Romano Prodi e Piero Fassino hanno preso per buona la spiegazione, perlomeno hanno finto di crederci. Ma come mai Berlusconi abbia deciso di vendere, è un quesito che ieri ha impegnato la riflessione di molti.
Gasparri, per esempio, vi ha scorto un passo per superare il conflitto d’interessi essendo Mediaset diventata «contendibile». Cioè qualcuno con tanti soldi potrebbe sfilarla un domani al Cavaliere. Solo in teoria, comunque, poiché in pratica la holding è blindata e uno «scippo» sarebbe fanta-finanza. Nell’entourage berlusconiano si esclude che fosse questo l’obiettivo del premier, e si rinvia la risposta al complesso puzzle degli equilibri familiari, dove i tre figli del secondo matrimonio (quello con Veronica Lario) dovevano essere in qualche modo tutelati rispetto a Piersilvio e Marina, già piazzati sul ponte di comando.
Già, ma perché proprio adesso? Cioè neppure dieci giorni dopo la sconfitta delle elezioni regionali? Torna in mente la battuta che il Cavaliere ripeteva negli ultimi tempi, tra il serio e il faceto, a certi direttori di testata Mediaset: «Cominciate a cercarvi un altro posto. Se questa sinistra va al potere, io vendo tutto...». Bene: ha cominciato subito, senza aspettare le elezioni politiche che si terranno nella primavera 2006.

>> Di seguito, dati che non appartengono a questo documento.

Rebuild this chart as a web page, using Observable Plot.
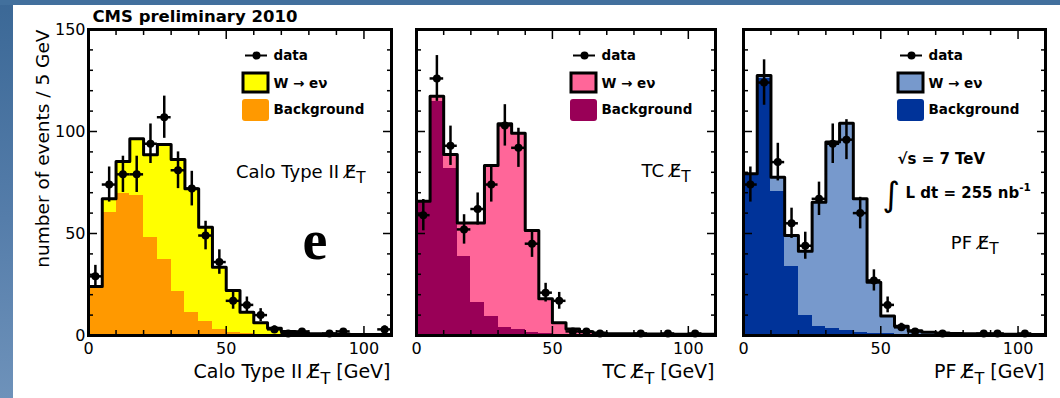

Ragiona ad alta voce un consulente del premier: «Se vince Prodi, per prima cosa quelli cambiano la legge Gasparri sulle Telecomunicazioni. Poi piazzano un tetto alla raccolta pubblicitaria di cui vivono le tre reti Mediaset. Infine magari mettono altri gruppi editoriali nella condizione di diventare reali competitors». Miseria, terrore e morte. Una prospettiva niente affatto allegra per l’azienda di famiglia. Alla quale, rispetto ad oggi, politicamente può andare solo peggio. E quando il trend negativo viene percepito dagli investitori, finisce per trasformarsi in una svalutazione del bene. Berlusconi ha giocato d’anticipo, per non correre rischi. Con una scelta di tempo che tuttavia fa sudare freddo i pretoriani del Cavaliere, poiché lascia intendere che nemmeno lui crede troppo nelle possibilità di rimonta.
E’ la teoria della «grande fuga», del Berlusconi che per la gioia dei suoi avversari liquida tutto e fugge all’estero, magari alle Isole Cayman. Fa a pugni però con l’altra tesi, circolata in queste ore, secondo cui invece il premier ha venduto una quota delle sue tivù perché si prepara a rilanciare in grande stile. L’ha buttata lì Luciano Violante, ipotizzando che Berlusconi voglia spendere i 2 miliardi di euro nella prossima campagna elettorale. Ma pure tra i consiglieri del Capo qualcuno azzarda la stessa intuizione: una cifra del genere, reinvestita in Italia per un mega-shopping alla vigilia del voto, potrebbe diventare un’arma in più del Cavaliere. Meno ricattabile da chi lo minaccia di colpirne le aziende, e pronto a gettarsi in qualche scalata editoriale o politica. Una vecchia volpe democristiana rideva ieri di gusto: «Due miliardi di euro per comprare noi? Diciamo la verità, basterebbe assai meno...».